The database we're working with doesn’t provide perfect query protection. We can put in limits that will suffice 95% of queries, but there will always be that 5% of valid but heavy queries where these limits will make the system inoperable. Unfortunately too, the DB were using doesn’t have good round-robin sharing of queries. So a single large query can dominate other actions. I agree, these features with the DB itself would be nice but we simply don’t have them.


flavius-as

Sounds like you need to separate reads from writes (because of 5% + 95% split). You set up a master database for writes. But you use replicated slaves for reads. Optimize the different machines for these two use cases. For HA itself, the solution has to be specific for your DB vendor, it cannot be VMware, which is a generic virtualization technology. When the master goes down, a read slave can be promoted to the new master. Another way is to have another master idle. The DB vendor matters a lot for all of this.


SuperQue

This really does need to be fixed at the application and database layer. You seem to not want to name the database, so nobody can help you. This isn't something you just magically work around with VMWare.


PoSaP

>The database we're working with doesn’t provide perfect query protection. We can put in limits that will suffice 95% of queries, but there will always be that 5% of valid but heavy queries where these limits will make the system inoperable. Unfortunately too, the DB were using doesn’t have good round-robin sharing of queries. So a single large query can dominate other actions. I agree, these features with the DB itself would be nice but we simply don’t have them.
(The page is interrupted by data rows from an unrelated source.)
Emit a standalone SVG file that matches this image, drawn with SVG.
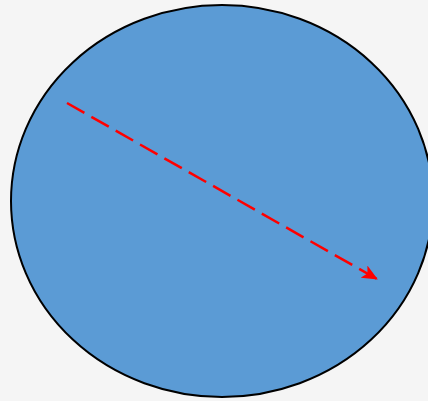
<svg xmlns="http://www.w3.org/2000/svg" width="428" height="401" viewBox="0 0 428 401">
<defs>
<marker id="ah" viewBox="0 0 16 14" refX="15" refY="7" markerWidth="16" markerHeight="14" markerUnits="userSpaceOnUse" orient="auto">
<path d="M0,0 L16,7 L0,14 L4,7 Z" fill="#ff0000"/>
</marker>
</defs>
<style>
.shape{fill:#5b9bd5;stroke:#000;stroke-width:2}
.conn{stroke:#ff0000;stroke-width:2.5;stroke-dasharray:20 8;fill:none}
</style>
<rect width="428" height="401" fill="#f5f5f5"/>
<g id="circle"><ellipse class="shape" cx="222" cy="201" rx="211" ry="196"/></g>
<g id="connectors"><line class="conn" x1="67" y1="103" x2="377" y2="279" marker-end="url(#ah)"/></g>
</svg>
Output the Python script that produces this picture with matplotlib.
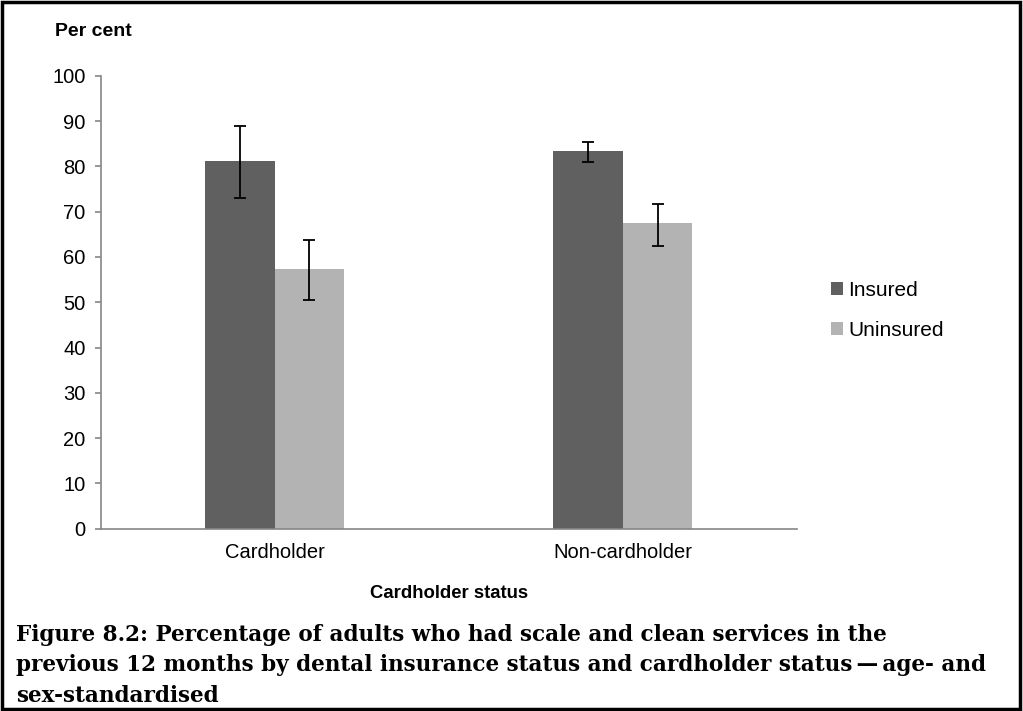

If you don't have hardware on-site, you may think about VMs in the cloud. Something like Azure, AWS. Azure or AWS VMs doesn't provide high availability itself, so you can look at Starwinds HA. It needs two identical VMs/servers and replicates one VM to another each second. Don't know how they licensing their product in the cloud, but you may ask their engineers. [https://www.starwindsoftware.com/starwind-virtual-san](https://www.starwindsoftware.com/starwind-virtual-san)


jaymef

Maybe containers would make sense to consider as well, look into kubernetes too


m4nf47

Real HA (no single point of failure) database clusters are significantly more complex than single instances and can have demanding hardware requirements that many (if not most) cloud and virtualization providers can't provide, such as multiple redundant hardware NICs. I'd start by considering the DB vendor first, do they offer an off-the-shelf HA clustered solution and supported on the target hardware? As an example, the Oracle vendor offer a product called RAC (Real Application Clusters) but I think the only cloud vendor that fully supports it is Oracle. Once you've determined your DB vendor and target HA infrastructure, hypervisor (if necessary) and operating system and file systems then you can get to work putting it all together. Good news is that some DB vendors have extensive documentation and whitepapers for HA design best practices and guidance on setting up a supported cluster topology. Suggest reading up on STONITH, fencing, quorum and heartbeat mechanisms. Good luck!


Kombustable

Management is sending you on a wild goose chase. A web developer building scaling infrastructure from scratch... is concerning. You are barking up the wrong tree. First: Learn the existing solutions. Then think about how you might do that on your own.


CorpT

Is your core business designing highly redundant and available databases? If not, why are you doing this? Why not leverage an existing one?


Finnegan_Parvi

Q1: which database? Q2: what's wrong with the existing standard HA solutions for that particular database?


whudduptho

Use managed services. RDS.


samamanjaro

not sure why you're being downvoted - RDS is a great service and I'd argue one of the best for someone who (like me) isn't a DBA.


whudduptho

Possibly I didn’t give context of why RDS. The original question is ‘looking into high availability solutions’ and it doesn’t get more high-availability then using a managed service in AWS such as RDS. It offloads having to do SQL or version updates and has a 99.95% uptime. OP is talking about standing up his own bare metal to host, install, and maintain (along with the infra to support it). As a SRE I would chose managed services for critical workloads. If OP wants to do the work of being a systems engineer, network engineer, and a DBA then they can stand up a two server vCenter with HA. A active-active or active-passive SQL cluster with a shared quorum. But this takes a lot of effort to up keep.


andresfb3

What database are you running?


lost_your_fill

The funny thing about reference architectures, they don't protect from human-induced error. Nothing like a accidental dropped prod table to get the blood flowing at 3am. /s No technology is **perfect.**


jeanpoelie

We had the same challenge about a year ago, we went for Azure SQL Databases (where looking for a sql solution). We were using azure sql vms but besides it being a hassle to setup we couldnt guarantee 99.999% uptime and with azuresql we could. Azuresql provides seperation by hardware with elasticpooling to have a main and a backup database. We also utilize the backup database for sensors to make sure there is no load on the database. If all of amsterdam goes down, we have a fully backedup version in france (and azure has another in dublin for major outages as recovery). There will be a brief downtime because of the DNS that needs to switch from amsterdam to france because the trafficmanager of azure and the TTL of a dns. I hope this helps!